Endogenous latent variableR2t-values

Table 5.


7. Discussion and conclusion

Role of affect has been measured in this study to investigate on its relationship between positive and negative affect with knowledge workers’ behavioral intention to use knowledge-sharing tools. The results show that these two constructs have significant relationship on behavioral intention to use and this was also supported by Zhang and Li’s findings in 2007. Zhang and Li [36] pointed out that negative affect is easier to measure and investigate compared to positive affect. It was believed that negative affect creates impacts on knowledge worker’s performance and their intention to use a technology. However, this study outcome produces a new finding where the results show that negative affect has no impact on individuals’ perceived usefulness on the knowledge-sharing tools, whereas the results for attitude toward knowledge-sharing tools usage aligned with past literature works [4, 6]. Negative affect has a strong impact on behavioral intention usage of KS tools in the ATA model. From the findings, we know that knowledge workers use knowledge-sharing tools to perform their daily task in work, and the results gather their affect states after interacting with the tools. From the study, we conclude that if individuals have a strong negative influence on their behavioral intention, they will show less interest in the use of knowledge-sharing tools. Therefore, negative affect has the strongest influence on perceived ease of use and perceived usefulness of the tools. On the other hand, positive affect shows significant impact on perceived ease of use, perceived usefulness and behavioral intention. This implies that positive affect plays a great role in behavioral intention to use a technology; therefore, constant improvement on the tools is needed to induce positive affect on the individuals in using the tools.

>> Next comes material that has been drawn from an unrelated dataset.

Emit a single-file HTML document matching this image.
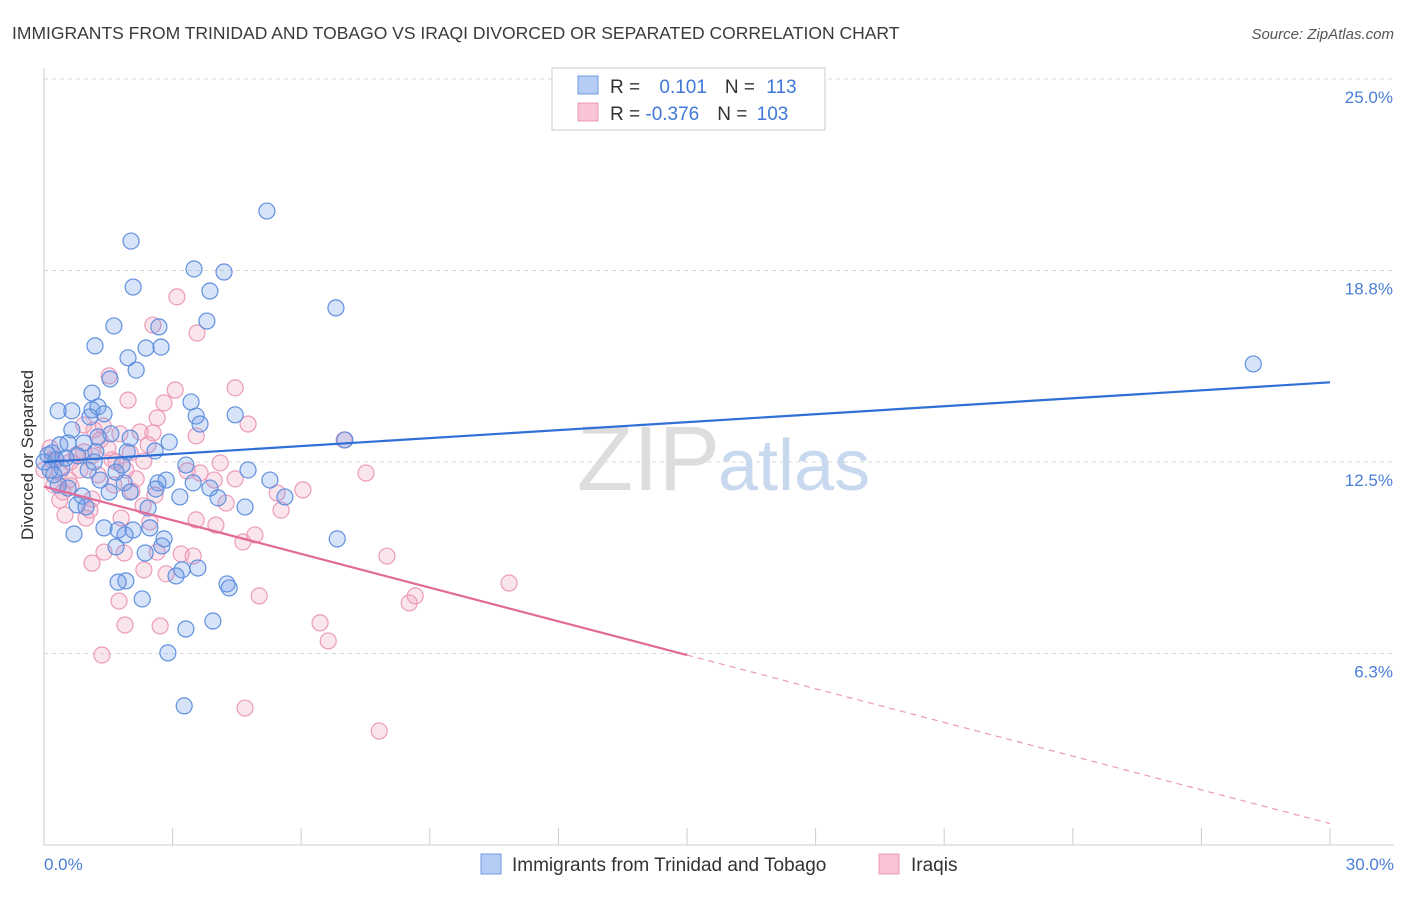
<!DOCTYPE html>
<html><head><meta charset="utf-8">
<style>
body{margin:0;background:#fff;font-family:"Liberation Sans",sans-serif;}
svg text{font-family:"Liberation Sans",sans-serif;}
</style></head>
<body>
<svg width="1406" height="892" xmlns="http://www.w3.org/2000/svg">
<text x="12" y="39" font-size="17.5" fill="#3a3a3a">IMMIGRANTS FROM TRINIDAD AND TOBAGO VS IRAQI DIVORCED OR SEPARATED CORRELATION CHART</text>
<text x="1394" y="39" font-size="15" fill="#555" font-style="italic" text-anchor="end">Source: ZipAtlas.com</text>
<g id="grid"></g>
<text x="720" y="490" font-size="92" fill="#ddd" text-anchor="end" font-family="Liberation Serif">ZIP</text>
<text x="718" y="490" font-size="72" fill="#c8d8ee">atlas</text>
<g id="pts"></g>
<g id="lines"></g>
<text transform="translate(33,455) rotate(-90)" font-size="17" fill="#333" text-anchor="middle">Divorced or Separated</text>
<text x="44" y="870" font-size="17" fill="#4a7fd6">0.0%</text>
<text x="1394" y="870" font-size="17" fill="#4a7fd6" text-anchor="end">30.0%</text>
<g>
<rect x="552" y="68" width="273" height="62" fill="#fff" stroke="#ccc"/>
<rect x="578" y="76" width="20" height="18" fill="#b5cdf5" stroke="#6f9ae0"/>
<rect x="578" y="103" width="20" height="18" fill="#f9c4d5" stroke="#e89ab5"/>
<text x="610" y="93" font-size="19" fill="#333">R = <tspan fill="#3f78d8" dx="14">0.101</tspan><tspan dx="18" fill="#333">N = </tspan><tspan fill="#3f78d8" dx="6">113</tspan></text>
<text x="610" y="120" font-size="19" fill="#333">R = <tspan fill="#3f78d8">-0.376</tspan><tspan dx="18" fill="#333">N = </tspan><tspan fill="#3f78d8" dx="4">103</tspan></text>
</g>
<g>
<rect x="481" y="854" width="20" height="20" fill="#b5cdf5" stroke="#6f9ae0"/>
<text x="512" y="871" font-size="19" fill="#333">Immigrants from Trinidad and Tobago</text>
<rect x="879" y="854" width="20" height="20" fill="#f9c4d5" stroke="#e89ab5"/>
<text x="911" y="871" font-size="19" fill="#333">Iraqis</text>
</g>
</svg>
<script>
const yTicks=[25,18.75,12.5,6.25];
const yTickLabels=["25.0%","18.8%","12.5%","6.3%"];
const xTicks=[0,3,6,9,12,15,18,21,24,27,30];
const blueX=[5.20,2.03,3.50,4.20,2.08,3.87,6.81,1.63,2.68,3.80,1.19,2.38,2.73,1.96,2.15,1.54,28.21,1.12,0.65,1.12,1.26,3.43,4.46,3.55,3.64,1.07,1.40,0.33,0.65,1.56,2.01,1.26,0.37,0.93,0.56,2.92,0.19,0.28,0.79,1.21,1.94,2.59,7.02,3.31,4.76,5.27,2.85,2.66,3.48,3.87,1.68,1.87,1.31,0.56,0.89,1.52,2.01,3.17,4.06,4.69,5.62,2.61,0.77,0.98,2.43,1.40,1.73,2.08,2.47,1.89,0.70,2.80,2.75,6.84,1.68,2.36,3.59,3.22,3.08,1.91,1.73,4.27,4.32,2.29,3.94,3.31,2.89,3.27,0,0.09,0.14,0.42,0.51,0.23,1.03,1.17,1.82,0.33];
const blueY=[20.69,19.71,18.80,18.70,18.21,18.08,17.53,16.94,16.91,17.10,16.29,16.22,16.25,15.90,15.50,15.21,15.70,14.75,14.17,14.20,14.30,14.46,14.04,14.00,13.74,13.97,14.07,14.17,13.55,13.42,13.28,13.32,13.06,13.12,13.12,13.15,12.80,12.57,12.70,12.83,12.83,12.86,13.22,12.40,12.24,11.91,11.91,11.82,11.82,11.65,12.17,11.82,11.91,11.65,11.39,11.52,11.52,11.36,11.33,11.03,11.36,11.62,11.10,11.03,11.00,10.35,10.28,10.28,10.35,10.12,10.15,9.99,9.76,9.99,9.73,9.53,9.04,8.98,8.78,8.62,8.58,8.52,8.39,8.03,7.31,7.05,6.27,4.54,12.50,12.73,12.24,12.31,12.63,12.08,12.24,12.50,12.40,11.75];
const pinkX=[3.10,3.57,2.54,4.46,3.06,1.52,1.96,2.80,2.64,4.76,1.38,1.77,2.24,2.54,2.43,7.00,0.93,1.12,1.59,2.33,3.64,3.34,7.51,4.46,5.44,6.04,4.25,5.53,0.44,0.63,1.12,1.07,2.05,2.31,2.59,3.55,4.01,1.80,2.47,0.49,1.40,1.87,2.64,3.20,3.48,4.64,4.92,1.12,2.33,2.85,8.00,1.75,2.71,1.89,5.02,1.35,6.44,6.63,8.52,8.66,10.85,4.69,7.82,0,0.14,0.28,0.37,0.61,0.75,0.84,1.26,1.49,1.68,1.91,2.15,0.37,1.31,0.93,1.17,0.58,3.97,3.55,4.11,0.98,0.23,1.63,2.01,0.19];
const pinkY=[17.89,16.71,16.97,14.92,14.85,15.31,14.52,14.43,13.94,13.74,13.68,13.42,13.48,13.45,13.06,13.22,12.83,12.70,12.57,12.53,12.14,12.21,12.14,11.95,11.49,11.59,11.16,10.93,11.52,11.72,11.29,10.93,11.55,11.07,11.42,10.61,10.44,10.67,10.54,10.77,9.56,9.53,9.56,9.50,9.43,9.89,10.12,9.20,8.98,8.85,9.43,7.96,7.15,7.18,8.13,6.20,7.25,6.66,7.90,8.13,8.55,4.47,3.72,12.24,12.96,12.57,12.17,12.50,12.73,12.24,12.08,12.96,12.50,12.24,11.95,11.26,13.22,13.71,13.55,11.91,11.91,13.35,12.47,10.67,11.75,11.75,12.80,12.57];
const blueTrend=[12.5,15.1];
const pinkTrend=[11.7,0.7];
const pinkSolidEnd=15;

const NS="http://www.w3.org/2000/svg";
const X0=44,X1=1330,Y0=845,Y1=79;
function sx(v){return X0+(v/30)*(X1-X0);}
function sy(v){return Y0-(v/25)*(Y0-Y1);}
function mk(tag,attrs,parent){const e=document.createElementNS(NS,tag);for(const k in attrs)e.setAttribute(k,attrs[k]);parent.appendChild(e);return e;}
const grid=document.getElementById('grid');
yTicks.forEach((t,i)=>{
  const l=mk('line',{x1:X0,x2:1394,y1:sy(t),y2:sy(t),stroke:'#d8d8d8','stroke-dasharray':'4,4'},grid);
  
  
  const tx=mk('text',{x:1393,y:sy(t)+24,'font-size':17,fill:'#4a7fd6','text-anchor':'end'},grid);
  tx.textContent=yTickLabels[i];
  
  
});
const ya=mk('line',{x1:X0,x2:X0,y1:68,y2:Y0,stroke:'#ccc'},grid);


const xa=mk('line',{x1:X0,x2:1394,y1:Y0,y2:Y0,stroke:'#ccc'},grid);


xTicks.forEach(t=>{
  const l=mk('line',{x1:sx(t),x2:sx(t),y1:Y0,y2:Y0-17,stroke:'#ccc'},grid);
  
  
});
const pts=document.getElementById('pts');
function dots(xs,ys,fill,stroke,name){
  xs.forEach((x,i)=>{
    const c=mk('circle',{cx:sx(x),cy:sy(ys[i]),r:8,fill:fill,stroke:stroke,'stroke-width':1.2},pts);
    
    
  });
}
dots(pinkX,pinkY,'rgba(242,160,190,0.28)','#ec9ab8','iraqi-point');
dots(blueX,blueY,'rgba(110,155,230,0.28)','#5f90de','trinidad-point');
const lines=document.getElementById('lines');
const bl=mk('line',{x1:sx(0),y1:sy(blueTrend[0]),x2:sx(30),y2:sy(blueTrend[1]),stroke:'#2f6fd6','stroke-width':2.2},lines);


const pm=pinkTrend[0]+(pinkTrend[1]-pinkTrend[0])*pinkSolidEnd/30;
const pl=mk('line',{x1:sx(0),y1:sy(pinkTrend[0]),x2:sx(pinkSolidEnd),y2:sy(pm),stroke:'#e26a96','stroke-width':2.2},lines);


const pd=mk('line',{x1:sx(pinkSolidEnd),y1:sy(pm),x2:sx(30),y2:sy(pinkTrend[1]),stroke:'#eb9ab8','stroke-width':1.2,'stroke-dasharray':'6,5'},lines);


</script>
</body></html>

Positive and negative affects are a major determining factor in technology acceptance. Past review works in information systems show that the outcomes were inconclusive and inconstant. Operationalization of affect and its related terms has been ambiguous. Many terms have been used interchangeably in a number of research; however, this is a growing field and interest among many researchers [12, 28, 37, 39, 40, 41, 4656]. From the past related works, it has shown empirical evidence on the role of affect and it was used to explain better in a behavioral study. The proposed ATA model has hypothesized positive affect and negative affect in influencing PEOU, PU, and BI to use knowledge-sharing tools. Past research works has shown that affect has no significant impact on the usefulness of the tools. However, in this study, we found that positive affect has significant influence on the usefulness and ease of use on knowledge-sharing tools and subsequently influence individuals’ behavioral intention to use. These findings are a new contribution to the theoretical aspect of affect relating technology acceptance area of study.

Practitioners and business operators can then maximize these findings by knowing what to do to their tools in order to encourage more usage of the tools. Software designers can consider affect element as they design new tools for knowledge workers. Unpleasant and uncomfortable feelings at the first glance on the tools may induce negative affect on the individuals, hence, impact of affect must be considered while designing user interface of a technology. Technology that induces positive affect will increase the tools acceptance. This study brings new implications to the top management on the factors that impact the knowledge workers’ intention to use KS tools in their works. This study suggests that organizations should focus on knowledge workers’ affective aspects besides other factors before implementing any KS tools in their organizations. The affective aspects of knowledge workers induced by the tools are found to be significant in this research. Therefore, top management should pay attention while formulating their knowledge-sharing tools implementation strategies in their organizations.